Sorry if this is a painful question for any of you, but I've just found out that a dear friend's brother has committed suicide. It was thought out, planned and he left her a letter (apparently a 'nice' (their words, not mine) one).
He had MH issues, brought on even more by the death of her lovely DH not quite 2 years ago. All so very, very sad.
Tell her you love her, you are hurting for her and that you will be there for her no matter what. And then follow it through.
Don't expect to know what to say, because no one ever does - no one can. You could say there was nothing she could have done, that she mustn't blame herself or any number of other things, but she will already be thinking them and wondering why she can't persuade her heart to believe it.
It's all so individual, there is no one right thing to say (sadly). But most people are so afraid to talk about it with the person affected - I don't know why, perhaps because suicide bereavements are especially complex. So if she knows that you will have a non-judgemental ear and won't shy away from anything she cares to show, that will mean a lot.
It's really tough one that. If you knew her brother personally, then some recollections of happy times in his life might be appropriate, otherwise let her know you are thinking of her and if you can offer practical support.
I really haven't a clue, but didn't want this to go unanswered.
Such a difficult letter to write - I have used the poem below before in sympathy cards/letters. Good luck with finding the right words.
On the day when the weight deadens on your shoulders and you stumble, may the clay dance to balance you.
And when your eyes freeze behind the grey window and the ghost of loss gets in to you, may a flock of colours, indigo, red, green, and azure blue come to awaken in you a meadow of delight.

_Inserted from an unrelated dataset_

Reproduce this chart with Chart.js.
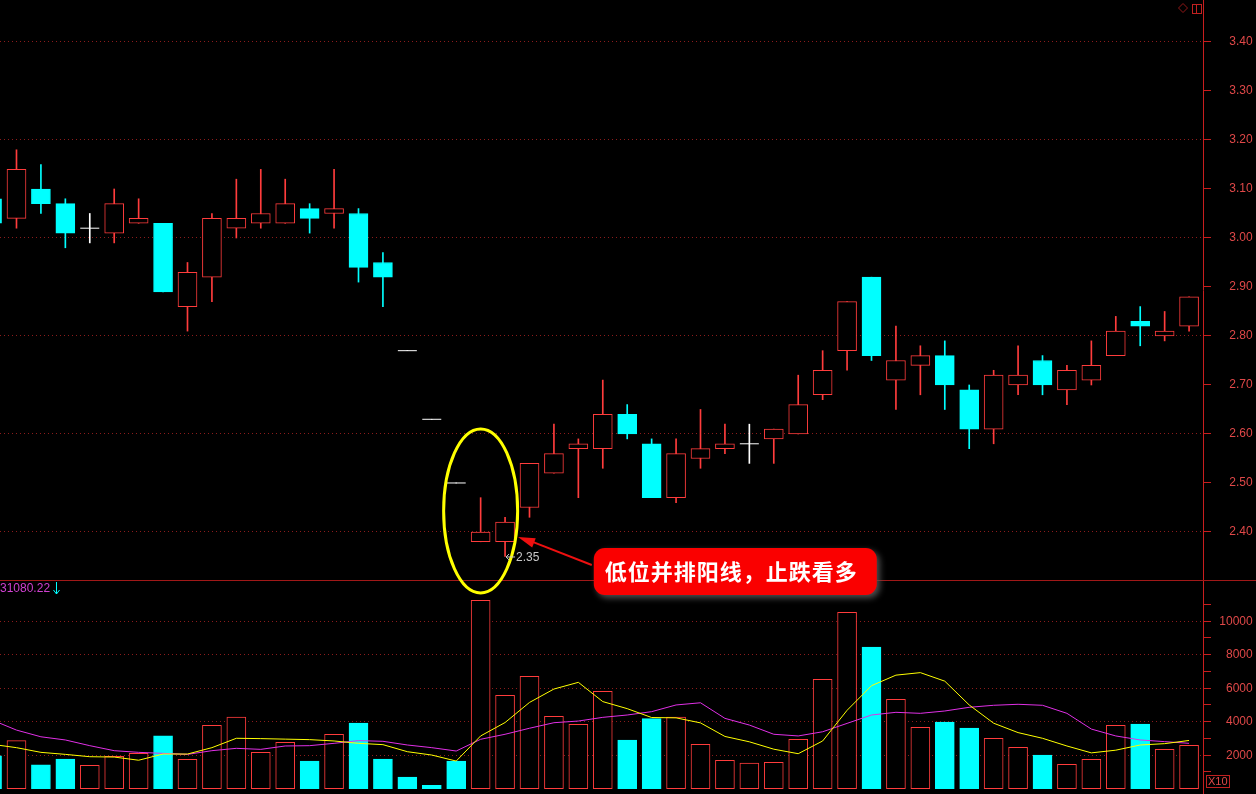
<!DOCTYPE html>
<html>
<head>
<meta charset="utf-8">
<script src="https://cdn.jsdelivr.net/npm/chart.js@4.4.1/dist/chart.umd.min.js"></script>
<style>
  html, body { margin: 0; padding: 0; background: #000; overflow: hidden; }
  #wrap { position: relative; width: 1256px; height: 794px; }
</style>
</head>
<body>
<div id="wrap"><canvas id="kline" width="1256" height="794"></canvas></div>
<script>
// daily bars, oldest first (index 0 is cut off at the left edge)
const openP  = [3.08, 3.04, 3.10, 3.07, 3.02, 3.01, 3.03, 3.03, 2.86, 2.92,
                3.02, 3.03, 3.03, 3.06, 3.05, 3.05, 2.95, 2.77, 2.63, 2.50,
                2.38, 2.38, 2.45, 2.52, 2.57, 2.57, 2.64, 2.58, 2.47, 2.55,
                2.57, 2.58, 2.59, 2.60, 2.68, 2.77, 2.92, 2.71, 2.74, 2.76,
                2.69, 2.61, 2.70, 2.75, 2.69, 2.71, 2.76, 2.83, 2.80, 2.82];
const highP  = [3.09, 3.18, 3.15, 3.08, 3.05, 3.10, 3.08, 3.03, 2.95, 3.05,
                3.12, 3.14, 3.12, 3.07, 3.14, 3.06, 2.97, 2.77, 2.63, 2.50,
                2.47, 2.43, 2.54, 2.62, 2.59, 2.71, 2.66, 2.59, 2.59, 2.65,
                2.62, 2.62, 2.61, 2.72, 2.77, 2.87, 2.92, 2.82, 2.78, 2.79,
                2.70, 2.73, 2.78, 2.76, 2.74, 2.79, 2.84, 2.86, 2.85, 2.88];
const lowP   = [3.02, 3.02, 3.05, 2.98, 2.99, 2.99, 3.03, 2.89, 2.81, 2.87,
                3.00, 3.02, 3.03, 3.01, 3.02, 2.91, 2.86, 2.77, 2.63, 2.50,
                2.38, 2.35, 2.43, 2.52, 2.47, 2.53, 2.59, 2.47, 2.46, 2.53,
                2.56, 2.54, 2.54, 2.60, 2.67, 2.73, 2.75, 2.65, 2.68, 2.65,
                2.57, 2.58, 2.68, 2.68, 2.66, 2.70, 2.76, 2.78, 2.79, 2.81];
const closeP = [3.03, 3.14, 3.07, 3.01, 3.02, 3.07, 3.04, 2.89, 2.93, 3.04,
                3.04, 3.05, 3.07, 3.04, 3.06, 2.94, 2.92, 2.77, 2.63, 2.50,
                2.40, 2.42, 2.54, 2.56, 2.58, 2.64, 2.60, 2.47, 2.56, 2.57,
                2.58, 2.58, 2.61, 2.66, 2.73, 2.87, 2.76, 2.75, 2.76, 2.70,
                2.61, 2.72, 2.72, 2.70, 2.73, 2.74, 2.81, 2.82, 2.81, 2.88];

// volume (x10) and its 5 / 10 day averages as drawn
const volume = [1970, 2870, 1420, 1770, 1400, 1930, 2110, 3150, 1760, 3790,
                4280, 2170, 2770, 1650, 3250, 3920, 1770, 700, 200, 1650,
                11250, 5580, 6710, 4320, 3850, 5820, 2910, 4180, 4280, 2650,
                1700, 1530, 1580, 2950, 6530, 10530, 8460, 5340, 3670, 3980,
                3620, 3010, 2470, 2010, 1460, 1760, 3790, 3860, 2350, 2590];
const volMa5 = [2650, 2450, 2170, 2050, 1910, 1890, 1700, 2070, 2070, 2450,
                3010, 2990, 2960, 2930, 2850, 2710, 2630, 2210, 2010, 1650,
                3150, 3950, 5150, 5950, 6350, 5200, 4780, 4250, 4230, 3930,
                3120, 2800, 2360, 2090, 2850, 4680, 6150, 6780, 6930, 6420,
                5000, 3910, 3350, 3010, 2550, 2140, 2300, 2610, 2690, 2880];
const volMa10 = [4100, 3500, 3100, 2910, 2570, 2270, 2170, 2110, 2050, 2270,
                 2410, 2350, 2550, 2570, 2710, 2870, 2830, 2610, 2450, 2250,
                 2950, 3250, 3610, 3940, 4040, 4260, 4400, 4600, 5000, 5130,
                 4200, 3800, 3250, 3150, 3400, 3900, 4400, 4560, 4500, 4640,
                 4860, 4980, 5040, 4980, 4500, 3560, 3150, 2910, 2810, 2710];

const priceTicks = [2.40, 2.50, 2.60, 2.70, 2.80, 2.90, 3.00, 3.10, 3.20, 3.30, 3.40];
const volTicks = [1000, 2000, 3000, 4000, 5000, 6000, 7000, 8000, 9000, 10000, 11000];

const RED = '#ff3c3c', CYAN = '#00ffff', WHITE = '#ffffff';
const AXIS = '#c81e1e', LABEL = '#e04848', GRID = '#8c1c1c';

const idx = openP.map((_, i) => i);
const candleColor = idx.map(i => closeP[i] > openP[i] ? RED : (closeP[i] < openP[i] ? CYAN : WHITE));
const volUp = idx.map(i => closeP[i] !== openP[i] ? closeP[i] > openP[i] : (i > 0 && closeP[i] >= closeP[i - 1]));

const notes = {
    id: 'notes',
    afterDraw(chart) {
        const {ctx, scales: {x, y, yv}} = chart;
        ctx.save();

        // pane separator
        ctx.strokeStyle = '#a01818';
        ctx.lineWidth = 1;
        ctx.beginPath();
        ctx.moveTo(0, yv.top + 0.5);
        ctx.lineTo(chart.width, yv.top + 0.5);
        ctx.stroke();

        // yellow ring round the two small bars
        ctx.strokeStyle = '#ffff00';
        ctx.lineWidth = 3;
        ctx.beginPath();
        ctx.ellipse(x.getPixelForValue(20), y.getPixelForValue(2.443), 37, 82, 0, 0, Math.PI * 2);
        ctx.stroke();

        // low label
        const lx = x.getPixelForValue(21) + 1, ly = y.getPixelForValue(2.35);
        ctx.strokeStyle = '#c8c8c8';
        ctx.fillStyle = '#c8c8c8';
        ctx.lineWidth = 1;
        ctx.beginPath();
        ctx.moveTo(lx, ly + 0.5); ctx.lineTo(lx + 9, ly + 0.5);
        ctx.moveTo(lx + 3, ly - 2.5); ctx.lineTo(lx, ly + 0.5); ctx.lineTo(lx + 3, ly + 3.5);
        ctx.stroke();
        ctx.font = '12px "Liberation Sans", Arial';
        ctx.textBaseline = 'middle';
        ctx.textAlign = 'left';
        ctx.fillText('2.35', lx + 10, ly + 1);

        // callout box
        const bx = x.getPixelForValue(25) - 9, by = yv.top - 32, bw = 283, bh = 47;
        const tipX = x.getPixelForValue(21) + 13, tipY = y.getPixelForValue(2.39);
        const tailX = bx - 2, tailY = by + 17;
        ctx.strokeStyle = '#ee1010';
        ctx.fillStyle = '#ee1010';
        ctx.lineWidth = 2;
        ctx.beginPath();
        ctx.moveTo(tailX, tailY);
        ctx.lineTo(tipX + 12, tipY + 4);
        ctx.stroke();
        const ang = Math.atan2(tailY - tipY, tailX - tipX);
        ctx.beginPath();
        ctx.moveTo(tipX, tipY);
        ctx.lineTo(tipX + 17 * Math.cos(ang) - 5 * Math.sin(ang), tipY + 17 * Math.sin(ang) + 5 * Math.cos(ang));
        ctx.lineTo(tipX + 17 * Math.cos(ang) + 5 * Math.sin(ang), tipY + 17 * Math.sin(ang) - 5 * Math.cos(ang));
        ctx.closePath();
        ctx.fill();

        ctx.save();
        ctx.shadowColor = 'rgba(90,90,90,0.9)';
        ctx.shadowBlur = 6;
        ctx.shadowOffsetX = 3;
        ctx.shadowOffsetY = 3;
        ctx.fillStyle = '#fa0000';
        ctx.beginPath();
        ctx.roundRect(bx, by, bw, bh, 11);
        ctx.fill();
        ctx.restore();

        ctx.fillStyle = '#ffffff';
        ctx.font = 'bold 22px "Noto Sans CJK SC", sans-serif';
        ctx.textAlign = 'center';
        ctx.textBaseline = 'middle';
        ctx.letterSpacing = '1px';
        ctx.fillText('低位并排阳线，止跌看多', bx + bw / 2 - 4, by + bh / 2);
        ctx.letterSpacing = '0px';

        // volume pane caption
        ctx.font = '12px "Liberation Sans", Arial';
        ctx.textAlign = 'left';
        ctx.fillStyle = '#d040d0';
        ctx.fillText('31080.22', 0, yv.top + 9);
        ctx.strokeStyle = CYAN;
        ctx.lineWidth = 1;
        ctx.beginPath();
        ctx.moveTo(56.5, yv.top + 2); ctx.lineTo(56.5, yv.top + 14);
        ctx.moveTo(53.5, yv.top + 10); ctx.lineTo(56.5, yv.top + 14); ctx.lineTo(59.5, yv.top + 10);
        ctx.stroke();

        // X10 tag
        ctx.strokeStyle = '#c02020';
        ctx.strokeRect(1206.5, 775.5, 23, 12);
        ctx.fillStyle = LABEL;
        ctx.font = '11px "Liberation Sans", Arial';
        ctx.fillText('X10', 1208, 782);

        // corner icons
        ctx.strokeStyle = '#901818';
        ctx.beginPath();
        ctx.moveTo(1183, 3.5); ctx.lineTo(1187.5, 8); ctx.lineTo(1183, 12.5); ctx.lineTo(1178.5, 8); ctx.closePath();
        ctx.stroke();
        ctx.strokeStyle = '#c02020';
        ctx.strokeRect(1192.5, 4.5, 9, 9);
        ctx.beginPath();
        ctx.moveTo(1196.5, 4.5); ctx.lineTo(1196.5, 13.5);
        ctx.stroke();

        ctx.restore();
    }
};

const ctx = document.getElementById('kline').getContext('2d');

new Chart(ctx, {
    type: 'bar',
    data: {
        datasets: [
            {
                type: 'line', label: 'MA5', yAxisID: 'yv', order: 0,
                data: idx.map(i => ({x: i, y: volMa5[i]})),
                borderColor: '#ffff00', borderWidth: 1, pointRadius: 0, tension: 0
            },
            {
                type: 'line', label: 'MA10', yAxisID: 'yv', order: 0,
                data: idx.map(i => ({x: i, y: volMa10[i]})),
                borderColor: '#e030e6', borderWidth: 1, pointRadius: 0, tension: 0
            },
            {
                type: 'scatter', label: 'flat', yAxisID: 'y', order: 0,
                data: idx.filter(i => openP[i] === closeP[i]).map(i => ({x: i, y: closeP[i]})),
                pointStyle: 'line', radius: 9.5, hoverRadius: 9.5,
                borderColor: WHITE, borderWidth: 1
            },
            {
                label: 'body', yAxisID: 'y', order: 1,
                data: idx.map(i => ({x: i, y: openP[i] === closeP[i] ? null : [openP[i], closeP[i]]})),
                backgroundColor: idx.map(i => closeP[i] > openP[i] ? '#000' : CYAN),
                borderColor: candleColor,
                borderWidth: 1, borderSkipped: false,
                barThickness: 19, grouped: false
            },
            {
                label: 'wick', yAxisID: 'y', order: 2,
                data: idx.map(i => ({x: i, y: [lowP[i], highP[i]]})),
                backgroundColor: candleColor,
                borderWidth: 0,
                barThickness: 1, grouped: false
            },
            {
                label: 'volume', yAxisID: 'yv', order: 3,
                data: idx.map(i => ({x: i, y: volume[i]})),
                backgroundColor: idx.map(i => volUp[i] ? '#000' : CYAN),
                borderColor: idx.map(i => volUp[i] ? RED : CYAN),
                borderWidth: 1, borderSkipped: false,
                barThickness: 19, grouped: false
            }
        ]
    },
    options: {
        responsive: false,
        animation: false,
        devicePixelRatio: 1,
        events: [],
        layout: { padding: 0, autoPadding: false },
        plugins: {
            legend: { display: false },
            tooltip: { enabled: false }
        },
        scales: {
            x: { type: 'linear', min: 0.325, max: 49.57, display: false, offset: false },
            y: {
                type: 'linear', position: 'right', stack: 'panes', stackWeight: 580,
                min: 2.302, max: 3.4857,
                afterBuildTicks: s => { s.ticks = priceTicks.map(v => ({value: v})); },
                afterFit: s => { s.width = 53; s.paddingTop = 0; s.paddingBottom = 0; },
                ticks: {
                    color: LABEL, font: { family: 'Liberation Sans', size: 12 },
                    crossAlign: 'far', padding: 15, autoSkip: false,
                    callback: v => Number(v).toFixed(2) + ' '
                },
                grid: {
                    color: c => (c.tick && Math.round(c.tick.value * 10) % 2 === 0) ? GRID : 'rgba(0,0,0,0)',
                    tickColor: AXIS, tickLength: 8, tickBorderDash: [], lineWidth: 1
                },
                border: { color: AXIS, width: 1, dash: [1, 3] }
            },
            yv: {
                type: 'linear', position: 'right', stack: 'panes', stackWeight: 214,
                min: -316, max: 12460,
                afterBuildTicks: s => { s.ticks = volTicks.map(v => ({value: v})); },
                afterFit: s => { s.width = 53; s.paddingTop = 0; s.paddingBottom = 0; },
                ticks: {
                    color: LABEL, font: { family: 'Liberation Sans', size: 12 },
                    crossAlign: 'far', padding: 7, autoSkip: false,
                    callback: v => (v % 2000 === 0 ? String(v) + ' ' : '')
                },
                grid: {
                    color: c => (c.tick && c.tick.value % 2000 === 0) ? GRID : 'rgba(0,0,0,0)',
                    tickColor: AXIS, tickLength: 8, tickBorderDash: [], lineWidth: 1
                },
                border: { color: AXIS, width: 1, dash: [1, 3] }
            }
        }
    },
    plugins: [notes]
});
</script>
</body>
</html>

When the canvas frays in the currach of thought and a stain of ocean blackens beneath you, may there come across the waters a path of yellow moonlight to bring you safely home.
May the nourishment of the earth be yours, may the clarity of light be yours, may the fluency of the ocean be yours, may the protection of the ancestors be yours. And so may a slow wind work these words of love around you, an invisible cloak to mind your life.
A friend who recently lost her son said afterwards that she didn't really remember much of what people had said to her - she just remembered that they were there for her. So I'd just bear in mind that it is terribly hard to think of what to say, but the detail isn't all that important. What's important is that you say something. Which you are doing.